I blush all the way to the tips of my ears. “Shut up!” I hiss. “Alright, so it might be fun in theory…and I know you know it’s been a long while for me. But it’s a big leap to do…that!” I shake my head. “A huge leap. I really don’t think it’s me.”
He nods. “Emma. I don’t give a flying fig whether you consider this thing or not. It’s just an option that could be there for you. If you want, I can set up a meeting with Charles and his agent. They could tell you more than I can. Definitely no strings attached.”
“OK Martin. Let me think about it.”
The words slipped out of my mouth before I could even stop them. How did that happen?

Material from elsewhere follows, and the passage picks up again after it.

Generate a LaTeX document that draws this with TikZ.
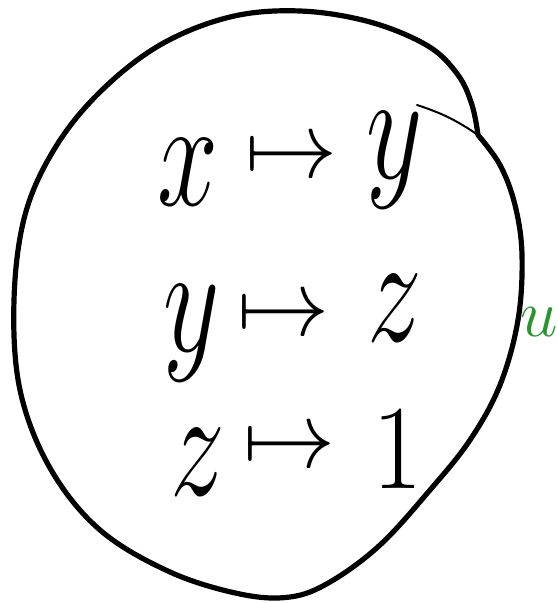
\documentclass[tikz,border=0pt]{standalone}
\usepackage{amsmath,amssymb}
\usepackage{tikz}
\usetikzlibrary{arrows.meta,positioning,calc}
\usepackage{xcolor}
\definecolor{penGreen}{RGB}{40,150,45}

\begin{document}
\begin{tikzpicture}[x=0.5pt,y=-0.5pt,
  sym/.style={inner sep=0pt,font=\Huge,xscale=2.2,yscale=3.1},
  arr/.style={inner sep=0pt,font=\Huge,xscale=1.85,yscale=1.9},
  lbl/.style={inner sep=0pt,text=penGreen,font=\Huge,scale=1.35}]
\useasboundingbox (0,0) rectangle (557,603);
% the blob
\draw[line width=2.6pt,line join=round,line cap=round]
  plot[smooth,tension=0.6] coordinates {(478,135) (500,165) (515,205) (522,255) (518,320)
  (500,385) (470,440) (430,490) (380,545) (330,582) (290,597) (240,594) (170,572)
  (100,530) (50,468) (20,390) (14,300) (25,215) (55,148) (100,92) (160,45) (230,17)
  (300,11) (370,22) (428,46) (458,75) (472,105) (478,135)};
\draw[line width=1pt,line cap=round] (417,105) to[bend left=8] (478,135);
% rows
\node (x1) [sym] at (188,172) {$x$};
\node (m1) [arr] at (292,160) {$\mapsto$};
\node (y1) [sym] at (395,160) {$y$};
\node (y2) [sym] at (192,333) {$y$};
\node (m2) [arr] at (284,318) {$\mapsto$};
\node (z2) [sym] at (395,308) {$z$};
\node (z3) [sym] at (198,462) {$z$};
\node (m3) [arr] at (290,450) {$\mapsto$};
\node (o3) [sym,yscale=0.78] at (398,450) {$1$};
\node (u) [lbl] at (539,322) {$u$};
\end{tikzpicture}
\end{document}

Ah well. I said what I said. It’s not like I have any other plans for the rest of my life.
Chapter II
I’ve got shaky hands again. Clammy palms too. But this time, five days later, it’s not rage I’m feeling. I’m quivering somewhere between nerves and anticipation. Part of me wants to run away and hide in the bathroom. That part of me is ashamed to be here, and it’s telling me that it’s not too late.